Dinamika Meruang Kaum Transpuan di Yogyakarta
ANINDYAJATI P, Prof. Ir. Bakti Setiawan, M.A., Ph.D
2019 | Tesis | MAGISTER PERENCANAAN WILAYAH DAN KOTAPenelitian ini bertujuan untuk menjabarkan tentang dinamika meruang kaum transpuan sebagai kelompok marjinal di tengah kehidupan masyarakat. Fokus penelitian berada pada dua organisasi transpuan serta kelompok pengamen waria di wilayah Yogyakarta. Kelompok transpuan yang pertama adalah Yayasan Kebaya (Keluarga besar waria Yogyakarta) yang berfokus mengenai permasalahan kesehatan transpuan karena banyaknya transpuan yang mengidap penyakit HIV/AIDS. Kelompok transpuan kedua yaitu Pesantren Waria Al-Fatah, sebuah perkumpulan transpuan yang berfokus terhadap religiusitas kaum transpuan. Kelompok transpuan yang ketiga yaitu kelompok pengamen transpuan di daerah Bogem. Keberadaan beberapa kelompok transpuan yang mencoba tetap eksis tersebut menjadi bukti bahwa mereka adalah bagian dari kaum marjinal yang mencoba untuk mendapatkan kesetaraan hak di ruang perkotaan. Namun upaya-upaya kaum transpuan tersebut juga tidak lantas dapat dibenarkan mengingat ruang kota adalah ruang sosial yang mempunyai norma-norma sosial di dalamnya. Kondisi tersebut memicu munculnya konflik sosio-spasial. Konflik-konflik tersebut berupa penolakan sekelompok orang terhadap keberadaan pesantren waria dan penerapan kebijakan pemerintah yang menolak keberadaan transpuan di tempat umum. Di sisi lain, upaya untuk menciptakan kota yang inklusif juga menjadi salah satu isu perkotaan masa kini. Melalui pendekatan kualitatif, peneliti melakukan indepth interview mengenai proses kemunculan ruang-ruang transpuan ini. Hasil penelitian menunjukkan bagaimana masyarakat memahami sebuah ruang, selain itu juga terdapat konflik-konflik ruang yang memiliki eskalasi serta pengendalian yang berbeda. Penelitian ini diharapkan dapat memberikan gambaran mengenai bentuk konflik dan pengendalian terhadap permasalahan keberadaan transpuan sebagai kaum marjinal di perkotaan sekaligus dapat menjadi tambahan ilmu pengetahuan tentang bagaimana sebaiknya sebuah kota menjadi ruang yang inklusif bagi semua lapisan masyarakat.

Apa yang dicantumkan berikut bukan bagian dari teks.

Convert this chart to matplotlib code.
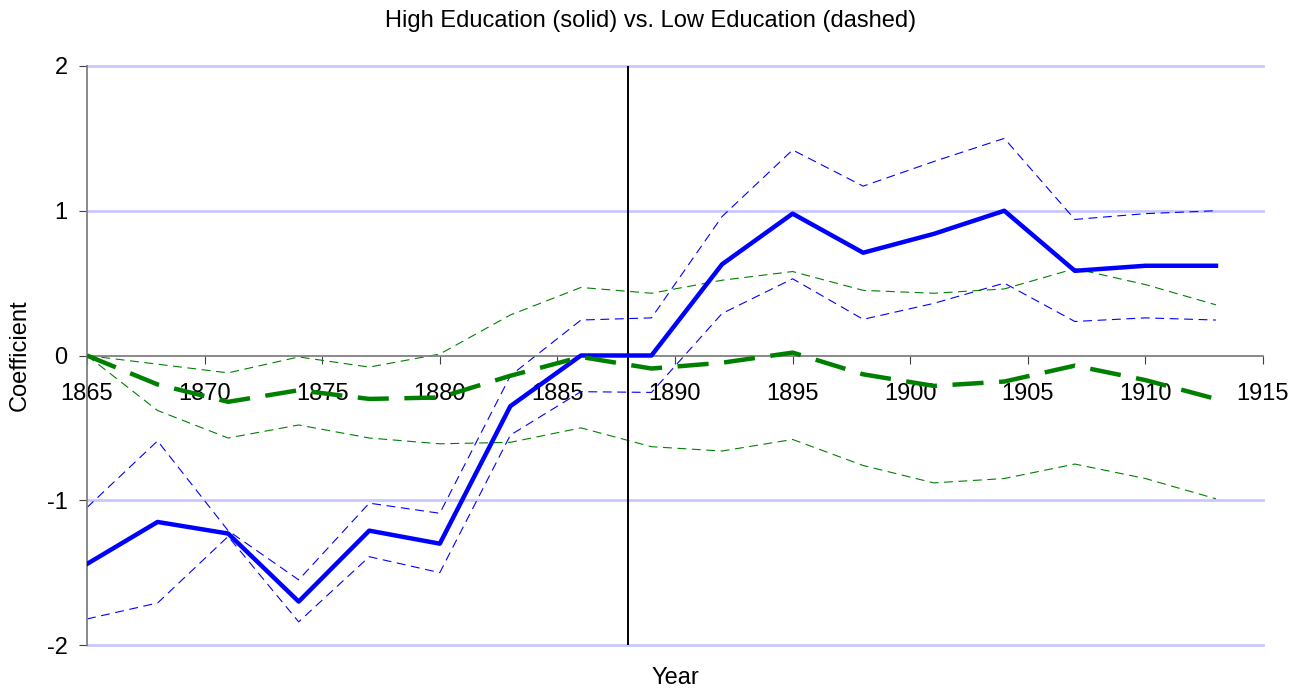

This research describes how the dynamics of the transgender as a marginal group to create a space in the middle of society. The focus of this research was on two transgender organizations and the transgender buskers groups in the Yogyakarta region. The first transgender organization is an NGO called Kebaya (Keluarga besar waria Yogyakarta) that focuses on transgender health problems because many transgender have HIV/ AIDS. The second transgender organization is Pesantren Waria Al-Fatah, a transgender association that focuses on the religious issues of the transgender. The third transgender group is transgender buskers in the Bogem area. The existence of the transgender space is reality that they are part of the marginalized who try to get equality of the right to live in urban space. However, the efforts of the transpans also cannot be justified because the urban space is a social space that has social norms in it. This condition triggers the emergence of socio-spatial conflicts. These conflicts include the rejection from a group of people to the existence of Pesantren Waria and the adoption of policies from the government that reject the existence of transgender groups in public places. On the other hand, the efforts to create an inclusive city are also one of the urban issues of today. Through a qualitative approach, researchers conducted in-depth interviews about the process of the existence of these transgender spaces. The results showed how the people understands a space. In addition there were also spatial conflicts with different escalations and controls. This research is expected to provide an overview of the forms of conflict and control over transgender issues as marginalized in urban areas at the same time can be additional knowledge about how a city should be an inclusive space for all levels of society.
Kata Kunci : Kata kunci: transpuan, Yayasan Kebaya, Pesantren Waria Al Fatah, konflik, Yogyakarta.